Porumboiu sembra consapevole dei limiti della sua scrittura e vi pone puntualmente rimedio attraverso una mise en scène che finisce per allungare alcuni momenti vuoti riempendoli invece della presenza dei personaggi, magari colti nella loro temporanea immobilità e attraverso l’alternanza dei primi piani. Così lo sguardo, a pari del fischio, diventa la lingua con cui comunicano i nostri protagonisti ed è proprio a partire da qui che vengono chiariti i rapporti di complicità, amore, diffidenza e protezione. Il trucco funziona e Porumboiu si dimostra un abile croupier. Anzi, in una delle scene iniziali affida a Gilda il compito di evitare l’occhio indiscreto delle telecamere nascoste nell’appartamento di Cristi.

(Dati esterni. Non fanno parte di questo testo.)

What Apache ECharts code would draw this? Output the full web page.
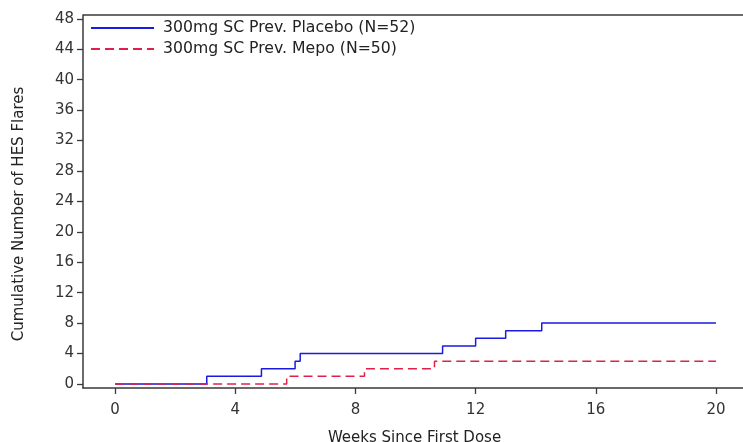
<!DOCTYPE html>
<html>
<head>
<meta charset="utf-8">
<script src="https://cdn.jsdelivr.net/npm/echarts@6/dist/echarts.min.js"></script>
<style>
  html, body { margin: 0; padding: 0; background: #fff; }
  #chart { width: 743px; height: 442px; }
</style>
</head>
<body>
<div id="chart"></div>
<script>
// Cumulative HES flares by week since first dose
const seriesNames = ['300mg SC Prev. Placebo (N=52)', '300mg SC Prev. Mepo (N=50)'];
const placeboWeeks = [0, 3.05, 4.87, 5.99, 6.16, 10.9, 12.0, 13.0, 14.2, 20];
const placeboFlares = [0, 1, 2, 3, 4, 5, 6, 7, 8, 8];
const mepoWeeks = [0, 5.71, 8.3, 10.63, 20];
const mepoFlares = [0, 1, 2, 3, 3];
const xTicks = [0, 4, 8, 12, 16, 20];
const yTicks = [0, 4, 8, 12, 16, 20, 24, 28, 32, 36, 40, 44, 48];

const pairs = (xs, ys) => xs.map((x, i) => [x, ys[i]]);
const font = 'DejaVu Sans';
const axisColor = '#3a3a3a';

const chart = echarts.init(document.getElementById('chart'), null, { renderer: 'canvas' });
chart.setOption({
  animation: false,
  backgroundColor: '#fff',
  grid: { left: 83, top: 15, width: 663, height: 373, containLabel: false, outerBoundsMode: 'none' },
  legend: {
    orient: 'vertical',
    left: 90,
    top: 20,
    padding: 0,
    itemWidth: 63,
    itemHeight: 14,
    itemGap: 5,
    itemStyle: { opacity: 0 },
    textStyle: { fontFamily: font, fontSize: 15.7, color: '#222', padding: [0, 0, 0, 4] },
    data: seriesNames
  },
  xAxis: {
    type: 'value',
    min: -1.07,
    max: 21,
    name: 'Weeks Since First Dose',
    nameLocation: 'middle',
    nameGap: 43,
    nameTextStyle: { fontFamily: font, fontSize: 15, color: '#222' },
    splitLine: { show: false },
    axisLine: { show: true, onZero: false, lineStyle: { color: axisColor, width: 1.5 } },
    axisTick: { show: true, length: 6, customValues: xTicks, lineStyle: { color: axisColor, width: 1.3 } },
    axisLabel: { customValues: xTicks, fontFamily: font, fontSize: 15, color: '#333', margin: 15 }
  },
  yAxis: {
    type: 'value',
    min: -0.53,
    max: 48.5,
    splitLine: { show: false },
    axisLine: { show: true, onZero: false, lineStyle: { color: axisColor, width: 1.5 } },
    axisTick: { show: true, length: 6, customValues: yTicks, lineStyle: { color: axisColor, width: 1.3 } },
    axisLabel: { customValues: yTicks, fontFamily: font, fontSize: 15, color: '#333', margin: 9 }
  },
  graphic: [
    {
      type: 'line',
      shape: { x1: 83, y1: 15, x2: 743, y2: 15 },
      style: { stroke: axisColor, lineWidth: 1.5 }
    },
    {
      type: 'text',
      x: 19, y: 214,
      rotation: Math.PI / 2,
      style: {
        text: 'Cumulative Number of HES Flares',
        fontFamily: font, fontSize: 15, fill: '#222',
        align: 'center', verticalAlign: 'middle'
      }
    }
  ],
  series: [
    {
      name: seriesNames[0],
      type: 'line',
      step: 'end',
      symbol: 'none',
      data: pairs(placeboWeeks, placeboFlares),
      lineStyle: { color: '#1a1ae0', width: 1.5 },
      itemStyle: { color: '#1a1ae0' }
    },
    {
      name: seriesNames[1],
      type: 'line',
      step: 'end',
      symbol: 'none',
      data: pairs(mepoWeeks, mepoFlares),
      lineStyle: { color: '#e0204a', width: 1.5, type: [9, 5] },
      itemStyle: { color: '#e0204a' }
    }
  ]
});
</script>
</body>
</html>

L’autorialità del regista è evidente quindi negli stratagemmi narrativi attentamente studiati, oltre che nella coerenza tematica (il denaro rende praticamente tutti corruttibili), senza per questo perdere di vista la spettacolarità che contraddistingue la sua opera e che ne fa un vero e proprio gioiello.

Claudio Rugiero

PRO CONTRO
  • Una narrazione incandescente e magnetica che si segue senza problemi.
  • La mano del regista è avvolgente e dà il suo meglio nei momenti in cui approfondisce le relazioni tra i personaggi semplicemente attraverso la resa scenica.
  • Una sequenza finale ad alta tensione.
  • C’è giusto un momento gratuito di troppo nella sceneggiatura.